WHAT YOU HAVE TO DO: Write out, exactly and only, the lines that run from the top of the records to the line with "basis functions at". Include both ends; exclude pictures.

--- START DATA LINES ---

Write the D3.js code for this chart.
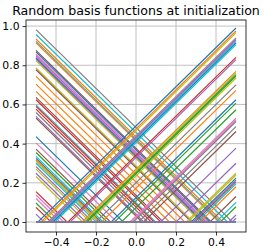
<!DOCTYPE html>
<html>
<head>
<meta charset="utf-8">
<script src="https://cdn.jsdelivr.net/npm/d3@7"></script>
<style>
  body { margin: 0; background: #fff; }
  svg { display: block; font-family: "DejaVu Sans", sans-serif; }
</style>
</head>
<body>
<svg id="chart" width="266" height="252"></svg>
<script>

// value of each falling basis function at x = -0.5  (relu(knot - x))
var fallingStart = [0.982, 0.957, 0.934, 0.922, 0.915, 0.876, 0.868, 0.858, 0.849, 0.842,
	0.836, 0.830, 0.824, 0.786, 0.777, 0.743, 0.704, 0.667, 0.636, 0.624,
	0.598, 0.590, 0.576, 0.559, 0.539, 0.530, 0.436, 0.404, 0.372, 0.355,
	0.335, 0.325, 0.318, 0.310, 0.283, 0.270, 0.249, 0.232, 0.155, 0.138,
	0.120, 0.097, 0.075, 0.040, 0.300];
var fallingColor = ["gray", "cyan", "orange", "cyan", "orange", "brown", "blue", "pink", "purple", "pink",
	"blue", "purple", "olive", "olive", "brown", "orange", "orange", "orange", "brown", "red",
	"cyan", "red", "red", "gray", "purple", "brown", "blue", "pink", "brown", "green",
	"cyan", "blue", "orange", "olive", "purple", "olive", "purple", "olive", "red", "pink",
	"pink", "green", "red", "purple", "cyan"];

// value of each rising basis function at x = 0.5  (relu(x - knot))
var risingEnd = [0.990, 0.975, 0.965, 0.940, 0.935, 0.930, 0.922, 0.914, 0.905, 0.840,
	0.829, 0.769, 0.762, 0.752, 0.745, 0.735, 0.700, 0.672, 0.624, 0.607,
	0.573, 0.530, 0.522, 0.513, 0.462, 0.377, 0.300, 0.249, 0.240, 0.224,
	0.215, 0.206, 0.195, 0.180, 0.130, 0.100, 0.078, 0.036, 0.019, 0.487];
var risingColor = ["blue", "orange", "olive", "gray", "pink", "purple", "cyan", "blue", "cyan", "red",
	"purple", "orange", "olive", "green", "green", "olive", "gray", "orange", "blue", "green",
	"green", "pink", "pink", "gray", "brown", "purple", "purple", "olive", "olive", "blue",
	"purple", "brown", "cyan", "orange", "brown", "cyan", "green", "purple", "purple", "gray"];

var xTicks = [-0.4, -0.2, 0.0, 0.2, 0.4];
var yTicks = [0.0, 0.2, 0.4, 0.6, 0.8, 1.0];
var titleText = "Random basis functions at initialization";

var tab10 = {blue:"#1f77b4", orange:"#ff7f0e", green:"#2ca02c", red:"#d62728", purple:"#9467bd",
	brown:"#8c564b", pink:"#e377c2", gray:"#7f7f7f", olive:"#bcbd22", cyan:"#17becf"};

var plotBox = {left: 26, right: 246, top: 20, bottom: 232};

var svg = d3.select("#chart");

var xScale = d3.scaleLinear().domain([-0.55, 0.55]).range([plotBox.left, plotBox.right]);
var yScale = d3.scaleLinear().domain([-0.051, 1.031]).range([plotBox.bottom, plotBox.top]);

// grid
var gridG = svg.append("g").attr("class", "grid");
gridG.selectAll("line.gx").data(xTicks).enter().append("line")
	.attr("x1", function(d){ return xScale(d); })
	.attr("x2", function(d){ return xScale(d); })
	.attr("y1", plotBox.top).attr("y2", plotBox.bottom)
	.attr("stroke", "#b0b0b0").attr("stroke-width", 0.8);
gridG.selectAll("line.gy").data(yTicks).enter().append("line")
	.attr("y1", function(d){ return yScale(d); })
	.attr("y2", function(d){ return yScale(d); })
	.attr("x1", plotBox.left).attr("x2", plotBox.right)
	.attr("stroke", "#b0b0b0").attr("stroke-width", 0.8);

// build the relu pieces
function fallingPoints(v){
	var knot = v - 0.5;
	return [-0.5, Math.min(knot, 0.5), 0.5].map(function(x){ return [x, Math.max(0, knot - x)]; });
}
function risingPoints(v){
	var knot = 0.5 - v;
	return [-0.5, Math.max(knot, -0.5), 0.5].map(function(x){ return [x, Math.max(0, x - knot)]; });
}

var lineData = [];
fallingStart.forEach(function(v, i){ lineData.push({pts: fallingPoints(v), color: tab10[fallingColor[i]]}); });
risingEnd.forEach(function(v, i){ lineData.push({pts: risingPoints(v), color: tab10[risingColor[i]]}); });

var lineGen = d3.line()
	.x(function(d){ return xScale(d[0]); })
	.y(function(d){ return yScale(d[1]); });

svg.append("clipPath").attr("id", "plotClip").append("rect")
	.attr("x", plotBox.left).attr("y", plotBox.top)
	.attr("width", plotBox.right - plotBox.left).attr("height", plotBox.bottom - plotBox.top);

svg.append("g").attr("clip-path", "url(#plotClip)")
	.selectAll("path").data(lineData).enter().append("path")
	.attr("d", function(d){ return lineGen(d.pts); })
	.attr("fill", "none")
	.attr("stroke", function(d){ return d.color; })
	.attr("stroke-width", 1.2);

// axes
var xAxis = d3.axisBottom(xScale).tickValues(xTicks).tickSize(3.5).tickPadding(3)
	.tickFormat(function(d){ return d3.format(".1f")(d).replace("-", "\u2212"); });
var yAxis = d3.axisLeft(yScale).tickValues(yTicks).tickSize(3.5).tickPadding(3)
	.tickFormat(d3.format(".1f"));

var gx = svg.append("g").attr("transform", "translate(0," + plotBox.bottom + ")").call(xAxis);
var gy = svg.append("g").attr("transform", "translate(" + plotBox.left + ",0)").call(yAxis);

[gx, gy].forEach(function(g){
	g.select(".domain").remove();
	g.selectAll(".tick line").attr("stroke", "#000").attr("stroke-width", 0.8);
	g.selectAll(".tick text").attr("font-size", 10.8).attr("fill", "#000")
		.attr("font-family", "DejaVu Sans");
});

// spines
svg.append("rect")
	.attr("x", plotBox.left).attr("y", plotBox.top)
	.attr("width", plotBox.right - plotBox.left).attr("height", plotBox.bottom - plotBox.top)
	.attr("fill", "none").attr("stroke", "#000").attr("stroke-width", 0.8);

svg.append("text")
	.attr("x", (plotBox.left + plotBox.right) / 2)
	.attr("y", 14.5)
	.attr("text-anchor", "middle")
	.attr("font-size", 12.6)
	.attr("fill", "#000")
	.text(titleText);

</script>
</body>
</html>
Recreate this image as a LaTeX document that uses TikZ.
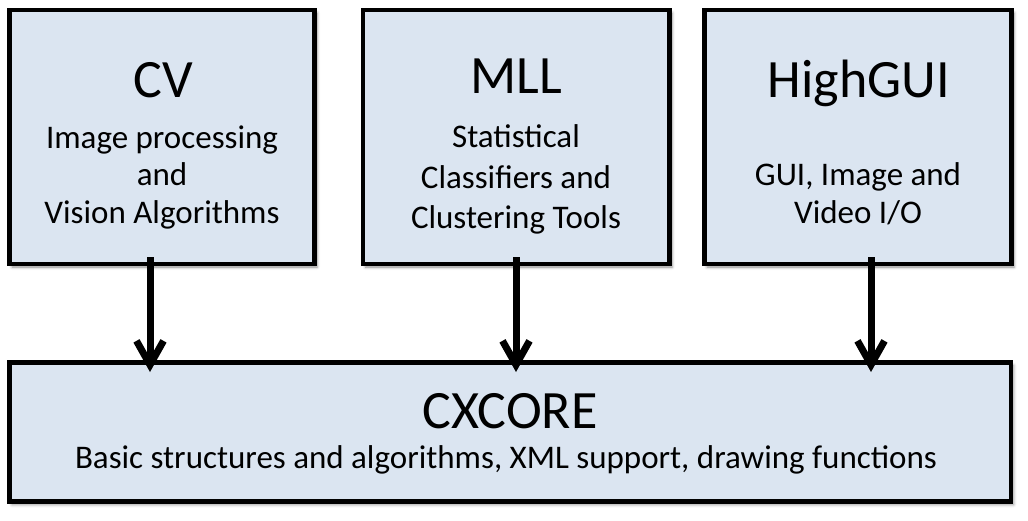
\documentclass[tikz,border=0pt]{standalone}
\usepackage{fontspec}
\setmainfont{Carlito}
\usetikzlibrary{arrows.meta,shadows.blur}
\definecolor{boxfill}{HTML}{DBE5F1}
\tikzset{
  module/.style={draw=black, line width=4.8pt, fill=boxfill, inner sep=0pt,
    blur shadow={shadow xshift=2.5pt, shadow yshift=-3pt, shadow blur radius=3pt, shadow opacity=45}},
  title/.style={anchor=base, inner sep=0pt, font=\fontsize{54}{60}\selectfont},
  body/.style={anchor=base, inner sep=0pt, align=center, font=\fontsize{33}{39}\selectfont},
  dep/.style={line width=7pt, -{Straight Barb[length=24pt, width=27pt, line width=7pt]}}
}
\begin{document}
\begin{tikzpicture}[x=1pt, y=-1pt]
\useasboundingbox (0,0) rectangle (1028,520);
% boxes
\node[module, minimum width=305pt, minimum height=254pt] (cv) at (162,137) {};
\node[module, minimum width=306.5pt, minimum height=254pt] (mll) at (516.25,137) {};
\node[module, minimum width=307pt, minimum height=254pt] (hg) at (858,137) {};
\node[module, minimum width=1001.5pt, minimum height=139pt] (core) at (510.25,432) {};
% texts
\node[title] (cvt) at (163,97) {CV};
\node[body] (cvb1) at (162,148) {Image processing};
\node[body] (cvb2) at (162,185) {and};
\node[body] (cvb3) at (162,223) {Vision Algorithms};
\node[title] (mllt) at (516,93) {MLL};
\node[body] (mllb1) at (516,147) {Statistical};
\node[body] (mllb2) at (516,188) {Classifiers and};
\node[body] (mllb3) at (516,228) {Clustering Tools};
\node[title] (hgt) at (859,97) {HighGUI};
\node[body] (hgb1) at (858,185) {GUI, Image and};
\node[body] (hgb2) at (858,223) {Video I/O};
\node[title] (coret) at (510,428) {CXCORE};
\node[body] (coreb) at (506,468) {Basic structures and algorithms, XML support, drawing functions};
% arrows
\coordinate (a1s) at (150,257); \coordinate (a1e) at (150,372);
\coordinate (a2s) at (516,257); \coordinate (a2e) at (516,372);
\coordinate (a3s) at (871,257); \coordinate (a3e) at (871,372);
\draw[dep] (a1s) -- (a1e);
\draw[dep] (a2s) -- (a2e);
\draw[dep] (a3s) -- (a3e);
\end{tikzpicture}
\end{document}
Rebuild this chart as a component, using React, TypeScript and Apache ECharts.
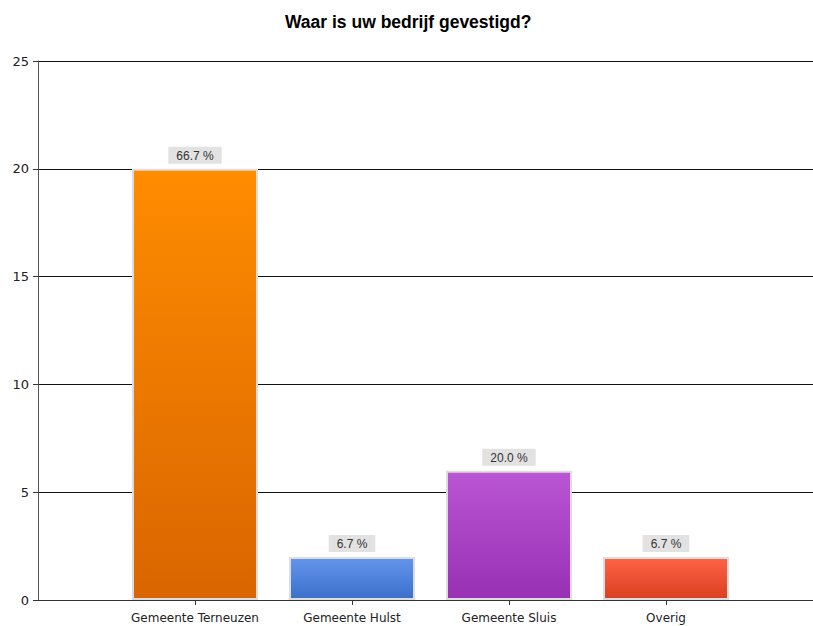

--- END DATA LINES ---

ANSWER TO THE TASK:
Write the D3.js code for this chart.
<!DOCTYPE html>
<html>
<head>
<meta charset="utf-8">
<script src="https://cdn.jsdelivr.net/npm/d3@7"></script>
<style>
  body { margin: 0; background: #fff; }
  svg { display: block; font-family: "DejaVu Sans", sans-serif; }
</style>
</head>
<body>
<svg id="chart" width="266" height="252"></svg>
<script>

// value of each falling basis function at x = -0.5  (relu(knot - x))
var fallingStart = [0.982, 0.957, 0.934, 0.922, 0.915, 0.876, 0.868, 0.858, 0.849, 0.842,
	0.836, 0.830, 0.824, 0.786, 0.777, 0.743, 0.704, 0.667, 0.636, 0.624,
	0.598, 0.590, 0.576, 0.559, 0.539, 0.530, 0.436, 0.404, 0.372, 0.355,
	0.335, 0.325, 0.318, 0.310, 0.283, 0.270, 0.249, 0.232, 0.155, 0.138,
	0.120, 0.097, 0.075, 0.040, 0.300];
var fallingColor = ["gray", "cyan", "orange", "cyan", "orange", "brown", "blue", "pink", "purple", "pink",
	"blue", "purple", "olive", "olive", "brown", "orange", "orange", "orange", "brown", "red",
	"cyan", "red", "red", "gray", "purple", "brown", "blue", "pink", "brown", "green",
	"cyan", "blue", "orange", "olive", "purple", "olive", "purple", "olive", "red", "pink",
	"pink", "green", "red", "purple", "cyan"];

// value of each rising basis function at x = 0.5  (relu(x - knot))
var risingEnd = [0.990, 0.975, 0.965, 0.940, 0.935, 0.930, 0.922, 0.914, 0.905, 0.840,
	0.829, 0.769, 0.762, 0.752, 0.745, 0.735, 0.700, 0.672, 0.624, 0.607,
	0.573, 0.530, 0.522, 0.513, 0.462, 0.377, 0.300, 0.249, 0.240, 0.224,
	0.215, 0.206, 0.195, 0.180, 0.130, 0.100, 0.078, 0.036, 0.019, 0.487];
var risingColor = ["blue", "orange", "olive", "gray", "pink", "purple", "cyan", "blue", "cyan", "red",
	"purple", "orange", "olive", "green", "green", "olive", "gray", "orange", "blue", "green",
	"green", "pink", "pink", "gray", "brown", "purple", "purple", "olive", "olive", "blue",
	"purple", "brown", "cyan", "orange", "brown", "cyan", "green", "purple", "purple", "gray"];

var xTicks = [-0.4, -0.2, 0.0, 0.2, 0.4];
var yTicks = [0.0, 0.2, 0.4, 0.6, 0.8, 1.0];
var titleText = "Random basis functions at initialization";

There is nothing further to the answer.